Bevan Hurley is the Herald on Sunday chief reporter.

Turkish kidnap case is 'hell' for father

Bruce Laybourn with Dylan and  Gerry, together for the first time in five years. Photo / Supplied
Bruce Laybourn with Dylan and Gerry, together for the first time in five years. Photo / Supplied

A father who has spent five years trying to bring his abducted son home from Turkey has described the reunion with his two children as "hell".

Bruce Laybourn has spent hundreds of thousands of dollars fighting for the return of his son Dylan, now 5, who was illegally taken by his Turkish-born mother, Gulsen Nil Laybourn, in 2007.

While fighting the painstaking legal process, Laybourn recently travelled to Turkey with his daughter Gerry, 22, from an earlier marriage, for the first time since Dylan's abduction.

Writing from Turkey on the eve of his departure back to New Zealand, Laybourn, a magazine publisher, said: "This is the worst part.

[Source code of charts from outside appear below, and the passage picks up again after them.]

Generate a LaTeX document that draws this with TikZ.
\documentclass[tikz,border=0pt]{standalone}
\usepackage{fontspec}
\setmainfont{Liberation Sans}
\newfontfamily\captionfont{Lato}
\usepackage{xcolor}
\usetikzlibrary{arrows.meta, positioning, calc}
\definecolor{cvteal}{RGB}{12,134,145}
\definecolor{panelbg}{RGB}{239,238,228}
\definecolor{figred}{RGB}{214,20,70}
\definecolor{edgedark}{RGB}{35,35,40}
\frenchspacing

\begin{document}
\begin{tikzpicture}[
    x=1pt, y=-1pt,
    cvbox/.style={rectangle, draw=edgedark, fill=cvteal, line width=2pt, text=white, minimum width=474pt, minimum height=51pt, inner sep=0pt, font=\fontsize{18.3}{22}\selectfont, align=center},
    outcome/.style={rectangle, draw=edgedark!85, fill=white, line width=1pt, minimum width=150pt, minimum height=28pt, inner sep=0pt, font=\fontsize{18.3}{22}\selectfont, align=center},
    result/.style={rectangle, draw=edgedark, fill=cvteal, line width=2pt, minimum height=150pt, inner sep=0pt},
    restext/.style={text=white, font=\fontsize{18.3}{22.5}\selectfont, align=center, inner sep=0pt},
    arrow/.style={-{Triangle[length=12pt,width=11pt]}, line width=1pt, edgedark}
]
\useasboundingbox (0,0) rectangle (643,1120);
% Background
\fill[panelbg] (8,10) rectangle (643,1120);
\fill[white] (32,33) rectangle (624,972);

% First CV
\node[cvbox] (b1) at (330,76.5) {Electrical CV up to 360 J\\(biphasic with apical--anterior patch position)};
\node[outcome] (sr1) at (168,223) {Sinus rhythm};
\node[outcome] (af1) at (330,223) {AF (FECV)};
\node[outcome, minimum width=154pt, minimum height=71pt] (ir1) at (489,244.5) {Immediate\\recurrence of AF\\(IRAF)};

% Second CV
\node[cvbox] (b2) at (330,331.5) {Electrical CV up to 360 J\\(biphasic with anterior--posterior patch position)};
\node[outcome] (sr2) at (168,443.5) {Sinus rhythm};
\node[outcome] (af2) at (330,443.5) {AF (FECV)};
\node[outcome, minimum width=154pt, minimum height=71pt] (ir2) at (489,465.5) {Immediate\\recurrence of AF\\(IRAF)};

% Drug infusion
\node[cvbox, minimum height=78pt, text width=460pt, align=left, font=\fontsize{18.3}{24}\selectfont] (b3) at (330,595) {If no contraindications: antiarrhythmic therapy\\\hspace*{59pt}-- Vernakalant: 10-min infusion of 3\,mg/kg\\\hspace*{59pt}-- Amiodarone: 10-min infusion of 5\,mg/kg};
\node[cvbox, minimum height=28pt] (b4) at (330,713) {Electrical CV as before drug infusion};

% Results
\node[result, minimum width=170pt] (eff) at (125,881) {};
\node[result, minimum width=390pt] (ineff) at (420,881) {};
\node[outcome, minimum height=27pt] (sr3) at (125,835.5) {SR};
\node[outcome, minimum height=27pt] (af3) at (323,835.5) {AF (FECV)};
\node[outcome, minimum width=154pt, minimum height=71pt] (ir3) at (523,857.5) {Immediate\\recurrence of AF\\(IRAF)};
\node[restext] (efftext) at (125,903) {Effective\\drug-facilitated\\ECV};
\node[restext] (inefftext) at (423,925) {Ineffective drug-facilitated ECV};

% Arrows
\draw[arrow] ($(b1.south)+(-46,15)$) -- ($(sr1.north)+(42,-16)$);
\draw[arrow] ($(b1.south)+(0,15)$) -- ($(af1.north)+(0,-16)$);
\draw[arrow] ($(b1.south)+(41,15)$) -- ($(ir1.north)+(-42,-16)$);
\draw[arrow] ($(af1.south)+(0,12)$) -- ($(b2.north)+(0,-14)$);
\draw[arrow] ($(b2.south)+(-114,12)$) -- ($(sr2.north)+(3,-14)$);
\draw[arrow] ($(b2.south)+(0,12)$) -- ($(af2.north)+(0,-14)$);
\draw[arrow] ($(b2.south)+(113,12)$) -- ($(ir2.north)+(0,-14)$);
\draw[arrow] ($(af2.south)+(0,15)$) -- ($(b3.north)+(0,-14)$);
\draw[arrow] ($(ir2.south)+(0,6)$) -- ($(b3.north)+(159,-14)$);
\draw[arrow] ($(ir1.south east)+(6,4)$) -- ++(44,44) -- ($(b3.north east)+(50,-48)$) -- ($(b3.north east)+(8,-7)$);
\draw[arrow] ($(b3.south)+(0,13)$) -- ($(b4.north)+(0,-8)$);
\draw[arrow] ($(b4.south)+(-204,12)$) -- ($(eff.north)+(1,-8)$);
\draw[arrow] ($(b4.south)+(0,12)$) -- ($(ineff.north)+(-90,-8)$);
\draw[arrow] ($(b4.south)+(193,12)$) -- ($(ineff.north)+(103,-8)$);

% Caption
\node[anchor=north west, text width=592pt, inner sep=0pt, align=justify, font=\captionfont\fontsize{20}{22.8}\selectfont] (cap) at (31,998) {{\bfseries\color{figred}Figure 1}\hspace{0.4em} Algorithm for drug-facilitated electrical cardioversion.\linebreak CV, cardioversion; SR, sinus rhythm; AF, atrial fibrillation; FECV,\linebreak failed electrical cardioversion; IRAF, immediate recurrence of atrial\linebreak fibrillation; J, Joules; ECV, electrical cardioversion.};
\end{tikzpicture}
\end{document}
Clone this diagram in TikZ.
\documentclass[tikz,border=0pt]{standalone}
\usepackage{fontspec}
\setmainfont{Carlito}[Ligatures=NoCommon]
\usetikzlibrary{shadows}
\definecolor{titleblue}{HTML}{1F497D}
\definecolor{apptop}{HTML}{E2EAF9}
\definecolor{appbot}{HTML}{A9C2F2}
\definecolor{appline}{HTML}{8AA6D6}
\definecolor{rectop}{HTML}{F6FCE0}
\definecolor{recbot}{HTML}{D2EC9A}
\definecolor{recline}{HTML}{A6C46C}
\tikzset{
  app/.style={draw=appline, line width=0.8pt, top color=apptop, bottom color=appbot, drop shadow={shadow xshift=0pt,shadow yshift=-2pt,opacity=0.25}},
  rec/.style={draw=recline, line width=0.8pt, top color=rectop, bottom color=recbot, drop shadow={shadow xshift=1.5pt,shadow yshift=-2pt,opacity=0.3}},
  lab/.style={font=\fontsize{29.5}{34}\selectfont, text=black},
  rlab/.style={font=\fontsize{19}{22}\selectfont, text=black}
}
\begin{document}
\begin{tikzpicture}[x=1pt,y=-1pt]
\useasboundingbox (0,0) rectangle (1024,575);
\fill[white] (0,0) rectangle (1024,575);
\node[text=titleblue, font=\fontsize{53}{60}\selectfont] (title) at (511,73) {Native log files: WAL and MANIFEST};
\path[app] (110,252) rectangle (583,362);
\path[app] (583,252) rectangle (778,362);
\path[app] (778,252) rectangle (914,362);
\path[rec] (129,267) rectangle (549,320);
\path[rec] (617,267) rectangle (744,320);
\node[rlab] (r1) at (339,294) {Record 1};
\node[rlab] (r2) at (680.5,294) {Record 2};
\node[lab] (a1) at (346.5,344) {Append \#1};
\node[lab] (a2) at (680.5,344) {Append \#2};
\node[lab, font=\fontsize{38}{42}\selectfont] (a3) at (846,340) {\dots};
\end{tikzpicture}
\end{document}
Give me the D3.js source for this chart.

The sitting and waiting is hell for us all. It is sad to wonder at when we might ever be all together again."

The trio spent two weeks sightseeing in Istanbul.

He said: "Being together with my daughter and son for the first time in five years was an incredibly moving experience. It was overwhelmingly emotional to watch and experience.

Initially shy, Dylan very quickly became inseparable from his big sister."

He said Dylan "adores" Gerry, a surgical veterinary nurse from Mt Albert.

Despite the setbacks, he said he never contemplated taking Dylan illegally back to New Zealand: "I know better than most the gut-wrenching devastation of having a child ripped out of my life and taken to a foreign culture on the other side of the world. I could not do that to anyone."

He said Dylan's mother took good care of him, but his opportunities in New Zealand were far greater. "In my five years coming here, I'm yet to see anywhere where a child can easily and regularly run in bare feet over grass or a sandy beach, breathe clean air, swim in the sea or river.

"It is a city fraught with dangers and, as a result, children are very cosseted and protected."

A Ministry of Foreign Affairs and Trade spokeswoman said the ministry had provided extensive and ongoing consular assistance to Laybourn since 2007.

"Unfortunately there are no further avenues available under international law, and Turkish domestic law applies."